The firm will be in a good position to counter the challenges that come about by linking the changing resources with the way they adjust to the diversification process. The resource-based theory of the firm seeks to harmonize the many various performances of the resources. This helps to have a clear understanding of the nature of the relationship between the resources of the firm to execute fully the planning process (Montana & Charnov 2008). Another opportunity that comes about is the provision of a clear disparity between the incentives of the resources and the level of competence of the firm to make diversification.

This helps in painting a clearer picture of the benefits of diversification and also prevents the firm from engaging in anti-competitive behaviors. The internal resources of a firm play a major role in the production process (More 2008). The internal resources here entail strong, reliable, and equipped personnel who implement the relevant strategies aimed at achieving a sustained advantage to the firm.

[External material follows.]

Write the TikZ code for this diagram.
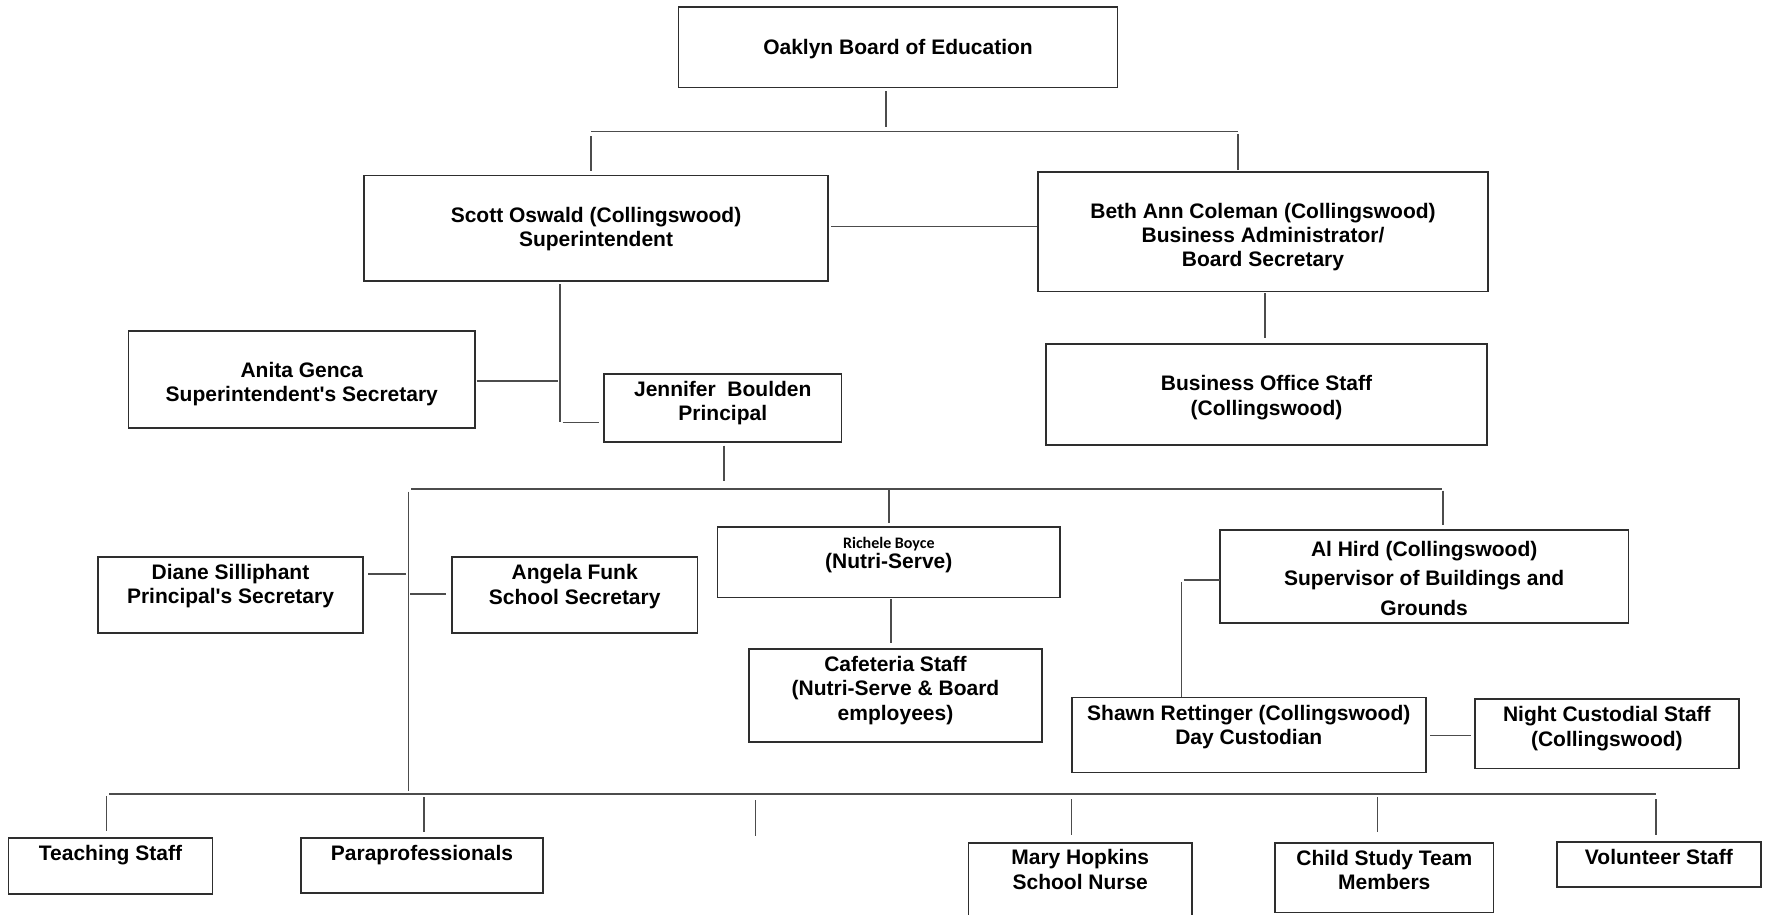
\documentclass[tikz,border=0pt]{standalone}
\usepackage{fontspec}
\setmainfont{Liberation Sans}
\newfontfamily\carlito{Carlito}
\usetikzlibrary{fit}
\tikzset{
  box/.style={draw=black!82, line width=1.6pt, rectangle, inner sep=0pt, fill=none},
  txt/.style={font=\fontsize{21}{24.3}\selectfont\bfseries, align=center, inner sep=0pt, anchor=base},
  conn/.style={draw=black!70, line width=1.3pt},
}
\begin{document}
\begin{tikzpicture}[x=1pt,y=-1pt]
\useasboundingbox (0,0) rectangle (1765,914);
% boxes
\node[box, fit={(678.5,6.7)(1117.6,87.3)}] (oak) {};
\node[box, fit={(364,175.3)(828,280.7)}] (scott) {};
\node[box, fit={(1038,172)(1488,291.3)}] (beth) {};
\node[box, fit={(1046,344)(1487,445)}] (bos) {};
\node[box, fit={(128.6,331)(475,428)}] (anita) {};
\node[box, fit={(604,374)(841.6,441.7)}] (jen) {};
\node[box, fit={(98,557)(363,633)}] (diane) {};
\node[box, fit={(452,557)(697.5,633)}] (angela) {};
\node[box, fit={(717.6,526.7)(1060,597.3)}] (richele) {};
\node[box, fit={(749,649)(1042,742)}] (cafe) {};
\node[box, fit={(1219.8,530)(1628.5,623)}] (alhird) {};
\node[box, fit={(1071.7,697.3)(1425.9,772.3)}] (shawn) {};
\node[box, fit={(1475,698.7)(1738.7,768.3)}] (night) {};
\node[box, fit={(8.6,838)(212.4,894)}] (teach) {};
\node[box, fit={(301,838)(543,893)}] (para) {};
\node[box, fit={(968.3,842.7)(1192.2,935)}] (mary) {};
\node[box, fit={(1274.9,843)(1493.6,912.5)}] (child) {};
\node[box, fit={(1556.7,841.7)(1761,886.7)}] (vol) {};
% texts (anchor = baseline of the last line)
\node[txt] (oakT) at (oak.center |- 0,54) {Oaklyn Board of Education};
\node[txt] (scottT) at (scott.center |- 0,246.7) {Scott Oswald (Collingswood)\\Superintendent};
\node[txt] (bethT) at (beth.center |- 0,266.7) {Beth Ann Coleman (Collingswood)\\Business Administrator/\\Board Secretary};
\node[txt] (bosT) at (bos.center |- 0,415) {Business Office Staff\\(Collingswood)};
\node[txt] (anitaT) at (anita.center |- 0,401.7) {Anita Genca\\Superintendent\textquotesingle s Secretary};
\node[txt] (jenT) at (jen.center |- 0,420.7) {Jennifer\ \ Boulden\\Principal};
\node[txt] (dianeT) at (diane.center |- 0,603.3) {Diane Silliphant\\Principal\textquotesingle s Secretary};
\node[txt] (angelaT) at (angela.center |- 0,604) {Angela Funk\\School Secretary};
\node[txt] (richeleT) at (richele.center |- 0,568.3) {{\carlito\fontsize{16}{16}\selectfont\bfseries Richele Boyce}\\[-4pt](Nutri-Serve)};
\node[txt] (cafeT) at (cafe.center |- 0,720) {Cafeteria Staff\\(Nutri-Serve \& Board\\employees)};
\node[txt, font=\fontsize{21}{29.2}\selectfont\bfseries] (alhirdT) at (alhird.center |- 0,615) {Al Hird (Collingswood)\\Supervisor of Buildings and\\Grounds};
\node[txt] (shawnT) at (shawn.center |- 0,744.3) {Shawn Rettinger (Collingswood)\\Day Custodian};
\node[txt] (nightT) at (night.center |- 0,746) {Night Custodial Staff\\(Collingswood)};
\node[txt] (teachT) at (teach.center |- 0,860) {Teaching Staff};
\node[txt] (paraT) at (para.center |- 0,860) {Paraprofessionals};
\node[txt] (maryT) at (mary.center |- 0,889) {Mary Hopkins\\School Nurse};
\node[txt] (childT) at (child.center |- 0,889.3) {Child Study Team\\Members};
\node[txt] (volT) at (vol.center |- 0,864.3) {Volunteer Staff};
% connector coordinates
\coordinate (oakD1) at (886,91);   \coordinate (oakD2) at (886,126.7);
\coordinate (topL) at (591,131.7); \coordinate (topR) at (1238,131.7);
\coordinate (scU1) at (591,136);   \coordinate (scU2) at (591,171);
\coordinate (beU1) at (1238,134);  \coordinate (beU2) at (1238,170);
\coordinate (scR) at (831,226.7);
\coordinate (beD1) at (1265,293);  \coordinate (beD2) at (1265,338);
\coordinate (scD1) at (560,284);   \coordinate (scD2) at (560,421.7);
\coordinate (anR1) at (476.5,381); \coordinate (anR2) at (558,381);
\coordinate (jeL1) at (562.6,422.7); \coordinate (jeL2) at (598.7,422.7);
\coordinate (jeD1) at (724,445.7); \coordinate (jeD2) at (724,480.7);
\coordinate (midL) at (411,489);   \coordinate (midR) at (1442,489);
\coordinate (tr1) at (408.7,491.7); \coordinate (tr2) at (408.7,791);
\coordinate (riU1) at (889,489);   \coordinate (riU2) at (889,523);
\coordinate (alU1) at (1443,490.7); \coordinate (alU2) at (1443,525);
\coordinate (diR1) at (368,574);   \coordinate (diR2) at (406,574);
\coordinate (agL1) at (410,594);   \coordinate (agL2) at (445.5,594);
\coordinate (caU1) at (891,599);   \coordinate (caU2) at (891,643);
\coordinate (alL1) at (1183.6,580); \coordinate (alL2) at (1219.8,580);
\coordinate (shU1) at (1181.3,582); \coordinate (shU2) at (1181.3,696.7);
\coordinate (niL1) at (1430.4,735.3); \coordinate (niL2) at (1471,735.3);
\coordinate (botL) at (109,794);   \coordinate (botR) at (1656,794);
\coordinate (teU1) at (106.8,796); \coordinate (teU2) at (106.8,831);
\coordinate (paU1) at (424,797);   \coordinate (paU2) at (424,832);
\coordinate (emU1) at (755.5,800); \coordinate (emU2) at (755.5,835.7);
\coordinate (maU1) at (1071.7,799); \coordinate (maU2) at (1071.7,835);
\coordinate (chU1) at (1377.6,797); \coordinate (chU2) at (1377.6,832);
\coordinate (voU1) at (1656,799);  \coordinate (voU2) at (1656,835);
% connectors
\draw[conn] (oakD1) -- (oakD2);
\draw[conn] (topL) -- (topR);
\draw[conn] (scU1) -- (scU2);
\draw[conn] (beU1) -- (beU2);
\draw[conn] (scR) -- (scR -| beth.west);
\draw[conn] (beD1) -- (beD2);
\draw[conn] (scD1) -- (scD2);
\draw[conn] (anR1) -- (anR2);
\draw[conn] (jeL1) -- (jeL2);
\draw[conn] (jeD1) -- (jeD2);
\draw[conn] (midL) -- (midR);
\draw[conn] (tr1) -- (tr2);
\draw[conn] (riU1) -- (riU2);
\draw[conn] (alU1) -- (alU2);
\draw[conn] (diR1) -- (diR2);
\draw[conn] (agL1) -- (agL2);
\draw[conn] (caU1) -- (caU2);
\draw[conn] (alL1) -- (alL2);
\draw[conn] (shU1) -- (shU2);
\draw[conn] (niL1) -- (niL2);
\draw[conn] (botL) -- (botR);
\draw[conn] (teU1) -- (teU2);
\draw[conn] (paU1) -- (paU2);
\draw[conn] (emU1) -- (emU2);
\draw[conn] (maU1) -- (maU2);
\draw[conn] (chU1) -- (chU2);
\draw[conn] (voU1) -- (voU2);
\end{tikzpicture}
\end{document}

In the past, human resource management was categorized as per the various roles it plays within the firm. These roles included: recruiting employees, training the employees, and appraising the employees (Muller 2011). The integration of these roles has created some major problems in the human resource departments of the firm. One such problem is the inability of human resource managers to comprehend how to synchronize all their functions (Nyberg 2008).

Therefore, the human resource departments have not yet realized that everything they do in the firm will eventually contribute towards the main obligation of the firm. When a firm becomes strategic, human resource managers will be responsible for the works they do (Ola & Trond 2015). They have to experience and absorb the pressure that is brought about by being in the position of management so that in the event the firm achieves its goals, the human resource managers will feel like a part of the team responsible for that achievement. The managers will, therefore, set their own goals and adopt efficient management strategies that will drive them towards the goals.